Die Rosine hat es nicht leicht, und ihr Fanclub auch nicht. Sie wird als „tote Fliege“geschmäht, im Studentenfutter bleibt sie als trauriger Rest zurück. Müslis tragen schreiende Sticker auf Verpackungen „Ohne Rosinen“, als enthielten sie sonst eine gefährliche Zutat. Die Eissorte Malaga ist sicher nicht nur wegen ihres Alkoholgeschmacks nicht sonderlich beliebt, und wer einen Riegel TraubenNuss-Schokolade anbietet, ohne sich vorher zu outen, wird erfahren, wie geschickt Menschen darin sind, Schokolade verschwinden zu lassen, damit sie nicht im Mund landet. Die Rosine an sich wird nicht mehr geschätzt, dabei war sie für unsere Vorfahren eine wertvolle Quelle für Nährstoffe und mitunter eine höchst kostbare Süßigkeit. Die Zeiten, in denen sich Rosinenpicker noch die besten Stückchen heraussuchten, sind lange vorbei. Heutzutage sind Rosinenpicker eher Menschen, die großes Unheil abwehren müssen, wenn sie orientalischen Reis, Apfelkuchen oder den Kaiserschmarrn mit der Gabel durchpflügen, um ja nicht eine einzige schrumpelige Beere zu übersehen. Zur Weihnachtszeit erlebt die Rosine
aber ein kleines Comeback. Und für ihre Gegner ist zum Beispiel der Stollen eine herbe Prüfung, schließlich kommen auf 100 Gramm Mehl bis zu 80 Gramm süße Früchtchen. Um mit Stollen auch größere Käufergruppen anzusprechen, setzen
Bäcker vermehrt auf rosinenfreie Alternativen wie Mandelstollen. Und verwundert registriert man mitunter, wie Menschen, die keine Rosinen mögen, dafür nun Cranberrys mit Begeisterung mampfen. Verstehen muss man es nicht.
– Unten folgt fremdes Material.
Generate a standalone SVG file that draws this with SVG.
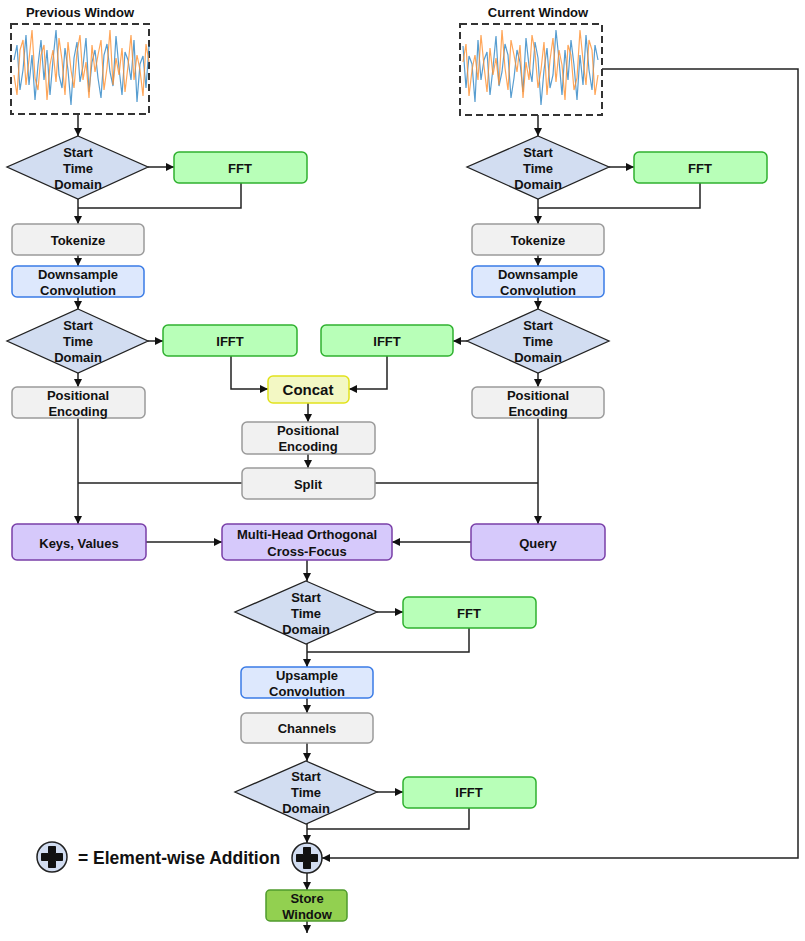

Die Rosine hat in anderen Ländern einen ganz anderen Stellenwert. In Großbritannien zum Beispiel essen die Kinder von klein auf die kleinen Beeren als Snack aus den kleinen roten Boxen. Auch der klassische Fruit Cake besteht aus vielen Trockenfrüchten, ebenso wie die zu Weihnachten beliebten Christmas Pudding und Mince Pies, in denen sich Korinthen, Sultaninen und Rosinen als Triumvirat des süßen Geschmacks vereinen. Außerdem gibt es Schokoriegel mit Nüssen und Rosinen. Der Grund dafür liegt auf der Hand: Trockenfrüchte sind trotz ihres hohen Zuckergehalts eine naturbelassene Süßigkeit, eine natürliche Leckerei, die mit Bedacht verzehrt werden sollte, aber dennoch mit vielen wertvollen Inhaltsstoffen punktet.
Wer die Rosine noch so halbwegs erträgt, findet in einer anderen weihnachtlichen Zutat dann seinen Endgegner: kandierte Früchte, beziehungsweise Zitronat und Orangeat. Das jagt vielen Menschen Schauder den Rücken hinunter. Allerdings kennen viele nur die geschredderten Würfelchen in der Plastikverpackung, die die wahre Kunst des Kandierens nicht widerspiegelt. Wer schon mal am Maison Auer in Nizza vorbeiflaniert ist und sich an der Scheibe die Nase platt gedrückt hat angesichts von in Zucker getränkten Früchten, der kann mit der Abscheu wenig anfangen. Die kandierte Orangen- oder Zitronenschale zum Beispiel ist in zarte Streifen geschnitten und von einer feinen Zuckerkruste überzogen. Beim Kandieren werden Früchte in eine Zuckerlösung getaucht, dieser Vorgang wird über Tage wiederholt, so wird der Frucht Flüssigkeit entzogen, und sie wird haltbar. Vielleicht sollte man dieser hohen Handwerkskunst doch noch einmal eine Chance geben – mit einem Orangeat und Zitronat de luxe.
Weihnachten wäre noch viel besser, wenn nicht überall getrocknete Trauben drin wären? Von wegen! Eine Liebeserklärung an eine schrumpelige Schönheit, die zu Unrecht bei vielen auf dem Index steht.